Editor's note: This summer series on Lancaster County hiking trails is written by Lancaster Newspapers interns.

Those looking for local history with a view, and maybe a bit of mystery, should visit Cove Outlook Park in Mount Joy.

"No one really knows when The Cove area became Mount Joy residents' favorite picnic park," wrote Mount Joy historian Vera Albert in a 2006 issue of the Donegal Ledger. "But it was a favorite place for a multitude of outdoor activities."

It's in this issue that a photo shows The Cove in 1936 from what used to be the main entrance to the site at Cove Road. The road has since closed, and the main entrance is now off Old Market Street.

The park, according to Albert, was a popular site long before the '30s.

"Fact: Indians did travel through the area on hunting parties. Myth: No Indian battle was fought at The Cove," Albert wrote. She said the Conoy tribe had the closest Native American settlement.

Mount Joy Township signed a 25-year lease for the park in 2005 after a survey found that area residents wanted "passive recreation," according to township secretary Patricia Bailey.

Maintained by Mount Joy Township Public Works Department and owned by Lancaster County Career & Technology Center, the park is a popular spot for dogs, walkers, joggers cyclists, family reunions and bird-watchers, Bailey said.

As soon as visitors turn onto Old Market Street, they'll notice a gravel parking lot to the left, just beyond the sign reading "Cove Outlook Park." The lot is not the entrance to the park, but for the baseball fields owned by Mount Joy Rotary Club.

Hikers and others interested in experiencing the trails may park in the lot and take a paved path on the left of Old Market Street toward the Career & Technology Center, where they will see the nature-lovers park to their right.

Three trails provide wildlife-gazing potential: one paved, one stone and one mulched. Depending on the chosen path, outdoors enthusiasts can hike past the park's butterfly or rain gardens, bird sanctuary and horseshoe pits.

There are also several small dirt paths that branch off the gravel and paved trails. Signs note that the paths, which can be steep and rough in terrain, are not handicapped-accessible.

The paved path takes visitors to a bridge that overlooks the cove. Along the way, brush spills onto the path, giving the hiker a junglelike experience.
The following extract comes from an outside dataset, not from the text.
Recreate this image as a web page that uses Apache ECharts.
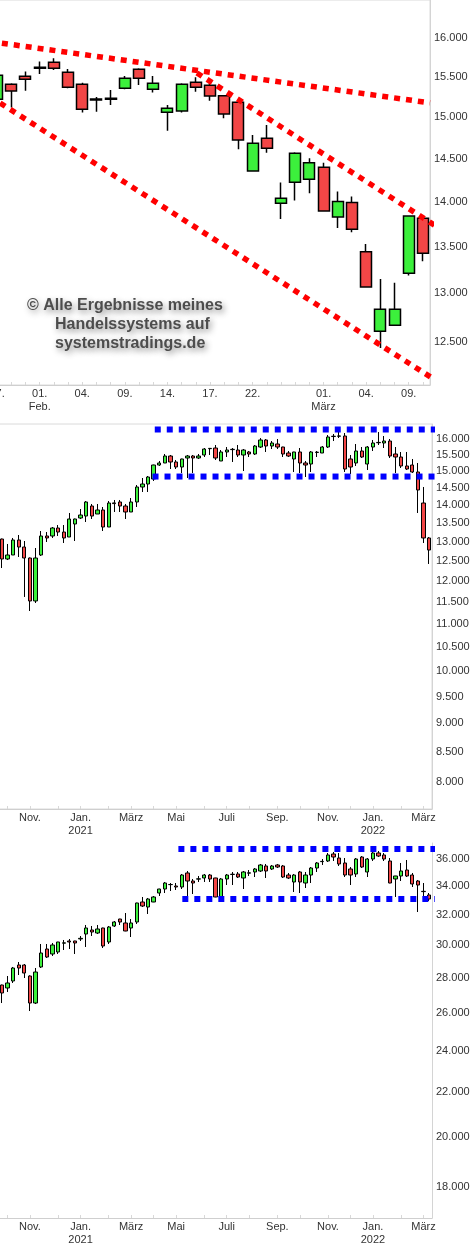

Wildflowers, clover and other natural beauties can be found throughout as well.

According to Mount Joy assistant township administrator Charles Kraus, the butterfly garden also attracts four-legged critters.

"Unfortunately rabbits, groundhogs or deer seem to find most of the butterfly plants very tasty," Kraus said. "Only the large butterfly bush survives."

It won't take long for hikers and dog walkers to hear nearby gunshots. The Mount Joy Sportsmen Association on Range Road is adjacent to the park.

"The [association] has strict safety rules and very well-constructed backstops on their ranges. So we don't see any danger from the firing ranges," Kraus said.

Because of the many hiking trails within the park's heavily wooded area, visitors might want to bring a friend in case they get turned around on the winding paths.